Novel Baswedan selaku penyidik senior KPK, mengkritisi tuntutan yang dijatuhkan kepada dua orang penyerangnya, Rahmat Kadir dan Ronny Bugis.
Kedua pelaku penyiraman air keras kepada Novel itu masing-masing dijatuhi hukuman 1 tahun penjara. Menanggapi vonis hukuman yang dijatuhkan kepada dua penyerangnya, Novel menilai ini adalah puncak kacaunya kasus penyiraman air keras yang terjadi padanya.
Tak hanya itu, ia juga menilai tuntutan itu sebagai bukti buruknya hukum di Indonesia selama ini.
"Hal ini sangat berbahaya karena peradilan yang dengan manipulatif, dengan hal-hal yang tidak beretika baik, apabila saya sebagai aparat penegak hukum berani diperlakukan seperti itu, bagaimana dengan masyarakat umum lainnya?" ucap Novel dalam diskusi daring yang digelar oleh Legal Culture Institute bersama dengan PUSaKO FH Universitas Andalas pada Senin (15/6/2020).

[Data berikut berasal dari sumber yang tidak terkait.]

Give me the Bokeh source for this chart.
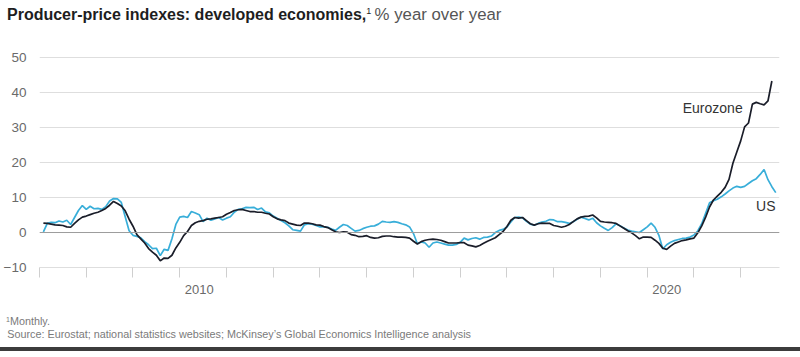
from bokeh.plotting import figure
from bokeh.layouts import column
from bokeh.models import Range1d, FixedTicker, Span, Div
from bokeh.core.properties import value
from bokeh.embed import file_html
from bokeh.resources import INLINE

# ---------------- data (monthly, % year over year) ----------------
start_year = 2007
eurozone = [  # Jan 2007 - Aug 2022
    2.7, 2.6, 2.4, 2.2, 2.1, 2.0, 1.6, 1.5, 2.6, 3.6, 4.4, 4.7,
    5.1, 5.5, 5.8, 6.3, 6.9, 7.8, 8.9, 8.3, 7.6, 6.2, 3.8, 1.8,
    -0.6, -1.8, -3.0, -4.6, -5.6, -6.5, -8.1, -7.3, -7.4, -6.5, -4.4, -2.8,
    -0.9, 0.3, 2.0, 2.8, 3.2, 3.4, 3.8, 3.9, 4.1, 4.3, 4.5, 5.2,
    5.7, 6.3, 6.5, 6.6, 6.3, 6.0, 6.0, 5.8, 5.8, 5.5, 5.3, 4.5,
    3.9, 3.6, 3.4, 2.7, 2.4, 2.1, 2.0, 2.7, 2.7, 2.5, 2.2, 2.1,
    1.7, 1.4, 0.8, 0.2, 0.0, 0.2, 0.1, -0.6, -0.8, -1.2, -1.1, -0.9,
    -1.4, -1.6, -1.5, -1.1, -1.0, -1.0, -1.2, -1.3, -1.3, -1.4, -1.6, -2.5,
    -3.3, -2.6, -2.2, -2.0, -1.9, -2.0, -2.2, -2.6, -3.0, -3.0, -3.0, -2.9,
    -2.9, -3.6, -3.8, -4.1, -3.7, -3.1, -2.5, -2.0, -1.5, -0.6, 0.3, 1.7,
    3.5, 4.3, 4.1, 4.3, 3.4, 2.5, 2.1, 2.5, 2.7, 2.6, 2.6, 2.0,
    1.8, 1.5, 1.8, 2.3, 3.1, 3.9, 4.4, 4.6, 4.7, 5.0, 4.2, 3.2,
    3.0, 2.9, 2.8, 2.6, 1.9, 1.2, 0.5, -0.1, -0.9, -1.8, -1.3, -1.3,
    -1.4, -2.2, -3.1, -4.5, -4.8, -3.9, -3.1, -2.7, -2.3, -2.1, -1.8, -1.6,
    -0.1, 1.9, 4.4, 7.3, 9.3, 10.4, 11.5, 12.9, 15.2, 19.8, 23.0, 26.2,
    30.2, 31.3, 36.7, 37.2, 36.8, 36.5, 37.6, 43.3,
]
us = [  # Jan 2007 - Sep 2022
    0.2, 2.6, 2.9, 2.8, 3.3, 3.0, 3.5, 2.3, 4.3, 6.3, 7.7, 6.6,
    7.5, 6.8, 6.9, 6.6, 7.4, 9.0, 9.7, 9.6, 8.6, 4.5, 0.5, -0.8,
    -1.1, -1.5, -2.6, -3.5, -4.6, -4.5, -6.6, -4.8, -5.1, -1.8, 2.3, 4.4,
    4.6, 4.3, 6.0, 5.6, 5.1, 3.1, 4.1, 3.5, 3.9, 4.3, 3.6, 4.1,
    4.5, 5.8, 6.6, 6.8, 7.2, 7.1, 7.2, 6.6, 7.0, 5.9, 5.6, 4.7,
    4.1, 3.4, 2.8, 1.9, 0.8, 0.6, 0.4, 2.2, 2.5, 2.4, 2.0, 1.6,
    1.6, 1.5, 1.0, 0.6, 1.5, 2.3, 2.0, 1.2, 0.4, 0.6, 1.1, 1.5,
    1.8, 1.9, 2.4, 3.2, 3.0, 2.9, 3.1, 2.9, 2.5, 2.2, 1.6, -0.3,
    -3.2, -2.7, -3.0, -4.2, -3.0, -2.7, -3.0, -3.3, -3.6, -3.6, -3.4, -2.8,
    -1.6, -2.1, -1.7, -1.5, -1.9, -1.4, -1.3, -1.0, 0.0, 0.6, 0.9, 1.6,
    3.0, 4.3, 4.4, 4.2, 3.2, 2.4, 2.1, 2.6, 3.0, 3.2, 3.7, 3.6,
    3.1, 3.1, 2.9, 2.6, 3.1, 3.8, 4.4, 4.0, 3.6, 4.1, 2.8, 1.9,
    1.2, 0.6, 1.4, 2.5, 1.9, 1.3, 0.7, 0.4, 0.2, 0.0, 0.8, 1.6,
    2.7, 1.5, -0.8, -4.7, -3.5, -2.8, -2.3, -2.0, -1.7, -1.6, -1.3, -0.7,
    0.5, 2.5, 5.5, 8.5, 9.1, 9.5, 10.2, 11.0, 11.9, 12.7, 13.2, 12.9,
    13.2, 14.0, 14.8, 15.4, 16.6, 18.0, 15.1, 13.1, 11.4,
]
y_ticks = [-10, 0, 10, 20, 30, 40, 50]
year_ticks = list(range(2007, 2023))
labeled_years = [2010, 2020]
series_names = ["Eurozone", "US"]
title_main = "Producer-price indexes: developed economies,"
title_unit = "% year over year"
footnote = "Monthly."
source = "Source: Eurostat; national statistics websites; McKinsey\u2019s Global Economics Intelligence analysis"


def month_x(n):
    return [start_year + (i + 1) / 12 for i in range(n)]


x_eu = month_x(len(eurozone))
x_us = month_x(len(us))

FONT = "Liberation Sans"
GRID = "#dedede"
# year labels sit just right of their tick: pad the centred label on the left
LABEL_PAD = "\u2002" * 6

p = figure(width=800, height=260, output_backend="svg", toolbar_location=None,
           x_range=Range1d(2007, 2022.83), y_range=Range1d(-10, 50.6),
           min_border_left=35, min_border_right=21, min_border_top=10,
           min_border_bottom=38, background_fill_color="white",
           border_fill_color="white", margin=(0, 0, 0, 0))
p.outline_line_color = None
p.xgrid.visible = False
p.ygrid.ticker = FixedTicker(ticks=y_ticks)
p.ygrid.grid_line_color = GRID

ya = p.yaxis[0]
ya.ticker = FixedTicker(ticks=y_ticks)
ya.axis_line_color = None
ya.major_tick_line_color = None
ya.minor_tick_line_color = None
ya.major_label_standoff = 7
ya.major_label_text_font = FONT
ya.major_label_text_font_size = "13.5px"
ya.major_label_text_color = "#6a6a6a"
ya.major_label_overrides = {t: ("\u2212" + str(-t) if t < 0 else str(t)) for t in y_ticks}

xa = p.xaxis[0]
xa.ticker = FixedTicker(ticks=year_ticks)
xa.axis_line_color = GRID
xa.major_tick_line_color = "#cfcfcf"
xa.major_tick_out = 10
xa.major_tick_in = 0
xa.minor_tick_line_color = None
xa.major_label_standoff = 4
xa.major_label_text_font = FONT
xa.major_label_text_font_size = "13px"
xa.major_label_text_color = "#6a6a6a"
xa.major_label_overrides = {t: (LABEL_PAD + str(t) if t in labeled_years else "") for t in year_ticks}

p.add_layout(Span(location=0, dimension="width", line_color="#9c9c9c", line_width=1))

p.line(x_us, us, line_color="#38aed9", line_width=1.7)
p.line(x_eu, eurozone, line_color="#1a1d29", line_width=1.7)

p.text(x=[2020.76], y=[35.6], text=[series_names[0]], text_font=value(FONT),
       text_font_size="14px", text_color="#333333", text_align="left",
       text_baseline="middle")
p.text(x=[2022.745], y=[7.5], text=[series_names[1]], text_font=value(FONT),
       text_font_size="14px", text_color="#333333", text_align="right",
       text_baseline="middle")

title_html = (
    '<div style="position:relative;width:800px;height:45px;font-family:\'Liberation Sans\',sans-serif;">'
    '<div style="position:absolute;left:7px;top:5px;line-height:20px;white-space:nowrap;">'
    f'<span style="font-weight:bold;font-size:16px;color:#1e1e1e;">{title_main}</span>'
    '<span style="font-size:9px;color:#1e1e1e;position:relative;top:-6px;">1</span> '
    f'<span style="font-size:16.8px;color:#555555;">{title_unit}</span></div></div>'
)
foot_html = (
    '<div style="position:relative;width:800px;height:52px;font-family:\'Liberation Sans\',sans-serif;'
    'font-size:10.8px;color:#7a7a7a;line-height:13px;">'
    '<div style="position:absolute;left:6px;top:9.5px;white-space:nowrap;">'
    f'<span style="font-size:7px;position:relative;top:-3px;">1</span>{footnote}</div>'
    f'<div style="position:absolute;left:7.3px;top:22.5px;white-space:nowrap;">{source}</div>'
    '<div style="position:absolute;left:0;top:42px;width:800px;height:4px;background:#3c3c3c;"></div>'
    '</div>'
)
title_div = Div(text=title_html, width=800, height=45, margin=(0, 0, 0, 0))
foot_div = Div(text=foot_html, width=800, height=52, margin=(0, 0, 0, 0))

layout = column(title_div, p, foot_div, spacing=0, margin=(0, 0, 0, 0))

open("out.html", "w").write(file_html(layout, INLINE))
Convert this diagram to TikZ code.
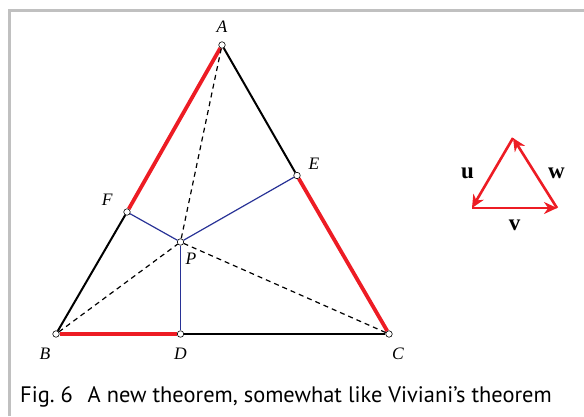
\documentclass[tikz,border=0pt]{standalone}
\usepackage{fontspec}
\setmainfont{Liberation Serif}
\newfontfamily\capfont{PT Sans}
\usetikzlibrary{positioning,arrows.meta}
\definecolor{figred}{RGB}{237,28,36}
\definecolor{figblue}{RGB}{40,50,150}
\definecolor{framegray}{RGB}{192,192,192}
\tikzset{
	vertex/.style={circle, draw, fill=white, inner sep=0pt, minimum size=6.5pt, line width=0.6pt},
	lbl/.style={font=\fontsize{17.5}{17.5}\selectfont\itshape},
	vlbl/.style={text=black, font=\fontsize{23}{23}\selectfont\bfseries},
	redside/.style={figred, line width=3.8pt},
	blackside/.style={black, line width=2pt},
	foot/.style={figblue, line width=1.2pt},
	cevian/.style={black, line width=1.2pt, dash pattern=on 5pt off 4pt},
	vec/.style={figred, line width=2.6pt, -{Stealth[length=13pt, width=12pt]}},
}

\begin{document}
\begin{tikzpicture}[x=1pt, y=-1pt]
	\useasboundingbox (0,0) rectangle (584,416);
	\draw[framegray, line width=2.5pt] (9.5,416) -- (9.5,10.5) -- (584,10.5);
	
	\node[vertex] (A) at (222,45) {};
	\node[vertex] (B) at (56,334) {};
	\node[vertex] (C) at (389,334) {};
	\node[vertex] (P) at (180.5,242) {};
	\node[vertex] (D) at (180.5,334) {};
	\node[vertex] (E) at (297,175.5) {};
	\node[vertex] (F) at (127,212) {};
	
	\node[lbl, above=5pt of A] (lA) {A};
	\node[lbl, below=7pt of B, xshift=-11pt] (lB) {B};
	\node[lbl, below=7pt of C, xshift=9pt] (lC) {C};
	\node[lbl, below=7pt of D] (lD) {D};
	\node[lbl, above right=-0.5pt and 5.5pt of E] (lE) {E};
	\node[lbl, above left=0pt and 8.5pt of F] (lF) {F};
	\node[lbl, below right=5pt and -1pt of P] (lP) {P};
	
	\draw[redside] (A) -- (F);
	\draw[redside] (E) -- (C);
	\draw[redside] (B) -- (D);
	\draw[blackside] (F) -- (B);
	\draw[blackside] (A) -- (E);
	\draw[blackside] (D) -- (C);
	
	\draw[cevian] (A) -- (P);
	\draw[cevian] (B) -- (P);
	\draw[cevian] (C) -- (P);
	
	\draw[foot] (P) -- (D);
	\draw[foot] (P) -- (E);
	\draw[foot] (P) -- (F);
	
	% u, v, w
	\coordinate (vT) at (513,138);
	\coordinate (vL) at (472,208);
	\coordinate (vR) at (557,208);
	\draw[vec] (vT) -- node[vlbl, left=14pt] (lu) {u} (vL);
	\draw[vec] (vL) -- node[vlbl, below=7pt] (lv) {v} (vR);
	\draw[vec] (vR) -- node[vlbl, right=8.5pt] (lw) {w} (vT);
	
	\node[anchor=base west, inner sep=0pt, font=\capfont\fontsize{22.4}{22.4}\selectfont] (cap) at (20,402.7) {Fig.~6\hspace{0.4em} A new theorem, somewhat like Viviani’s theorem};
	
\end{tikzpicture}
\end{document}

Novel menilai ini adalah bentuk kekhawatiran yang serius soal carut marutnya hukum.
"Dan ini bukan dalam rangka mengecilkan, tapi ini bentuk kekhawatiran yang serius bahwa ini bentuk carut marut dan kinerja hukum yang luar biasa buruk sekali," tegasnya.
Novel menambahkan, ada banyak sekali kejanggalan yang dirasakannya dalam kasus ini, mulai dari penyidikan hingga tuntutan.
Kejanggalan itu berawal dari upaya mengarahkan seolah-olah air yang disiram ke wajah Novel adalah air aki, lalu upaya membuat opini seolah penyerangnya hanya dua orang berlandaskan motif pribadi.
Kejanggalan lainnya dari kasus penyiraman air keras ini ialah, upaya tidak menghadirkan saksi-saksi yang tau fakta sebenarnya dalam persidangan.
Puncak kebingungannya terjadi saat dua orang terdakwa divonis hukuman hanya satu tahun penjara.
"Kalau cuma 1 tahun perkara selengkap itu, seekstrem itu, bagaimana dengan kasus penganiayaan lainnya. Belum lagi saya diserang karena melaksanakan tugas sebagai penyidik KPK, ini letak perlindungan negara yang abai," tambahnya.